Many a presidential candidate before Mr Trump has promised to move the US’s embassy in Israel from Tel Aviv to the disputed city of Jerusalem in a bid for votes, but refrained on entering office for fear of upsetting the already fragile Israeli-Palestinian status quo.
As with almost everything else, of course, Mr Trump has said goodbye to the old way of doing things. He announced the embassy move in December 2017, sparking outcry in the international community, protests across the Muslim world and unrest in the West Bank and Gaza Strip which resulted in the deaths of at least four Palestinians.
Many on the Israeli right as well as Mr Trump’s voter base were ecstatic with the decision to move the embassy – but the symbolic illustration of close US-Israeli ties could serve to drive tourist numbers back down.
Jerusalem hoteliers and tour guide organisations are worried about stabbings, vehicle rammings and other attacks when the existing consulate building is re-inaugurated on 15 May, which for Israelis marks the country’s 70th birthday, and for Palestinians, the 70th anniversary of the Nakba – or “disaster”.
The consistent low level threat of terrorism has never deterred the religiously motivated from pilgrimages to Jerusalem, Bethlehem and Nazareth.
“Israel has a schizophrenic personality when it comes to tourism. On one hand it’s a country where conflict is going on, but on the other, in terms of issues such as street crime, the levels are much lower than in Western Europe,” said Jonathan Rynhold, director of the Argov Institute for the Study of Israel and the Jewish People at Bar Ilan University in Tel Aviv.
“Most of the time visitors don’t feel or notice it – unless you take a wrong turn and end up in Ramallah in the West Bank.
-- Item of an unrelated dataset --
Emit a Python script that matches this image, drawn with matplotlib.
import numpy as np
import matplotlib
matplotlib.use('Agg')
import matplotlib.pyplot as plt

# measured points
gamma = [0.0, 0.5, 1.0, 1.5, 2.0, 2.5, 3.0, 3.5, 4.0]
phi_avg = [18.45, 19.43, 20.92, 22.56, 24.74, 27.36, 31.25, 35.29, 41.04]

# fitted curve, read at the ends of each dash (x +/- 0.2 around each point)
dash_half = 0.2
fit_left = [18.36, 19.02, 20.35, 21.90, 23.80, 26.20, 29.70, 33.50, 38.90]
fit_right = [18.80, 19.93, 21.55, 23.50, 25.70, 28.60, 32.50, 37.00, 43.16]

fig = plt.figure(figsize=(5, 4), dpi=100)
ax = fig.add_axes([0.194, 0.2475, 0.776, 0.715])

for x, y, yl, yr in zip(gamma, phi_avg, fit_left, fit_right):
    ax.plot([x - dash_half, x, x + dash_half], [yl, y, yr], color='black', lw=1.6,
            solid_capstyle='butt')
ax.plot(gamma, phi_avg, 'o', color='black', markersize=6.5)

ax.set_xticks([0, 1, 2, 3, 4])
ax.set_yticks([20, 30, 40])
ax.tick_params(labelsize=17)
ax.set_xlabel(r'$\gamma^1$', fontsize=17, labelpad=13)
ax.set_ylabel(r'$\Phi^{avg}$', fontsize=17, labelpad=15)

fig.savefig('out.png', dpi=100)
The West Bank security fence makes it much harder to do that now.”
Violence and instability is never far from Israel’s borders, however.
On Mount Bental, an Israeli military outpost in the Golan Heights turned tourism destination, several coach loads of American tourists wander around the site, gazing towards Mount Hermon and Lebanon beyond it and Syria in the valley below.
The Syrian rebel-held village of old Quneitra, bombed and battle scarred, lies in the near distance. Artillery shots float up as fighters exchange fire with government-held new Quneitra a few kilometers away.
An American couple holding hands strolls past, both listening intently to audio guidebooks. After a particularly loud boom, the woman turns to her partner, taking out her headphones. “Did you say something, dear?”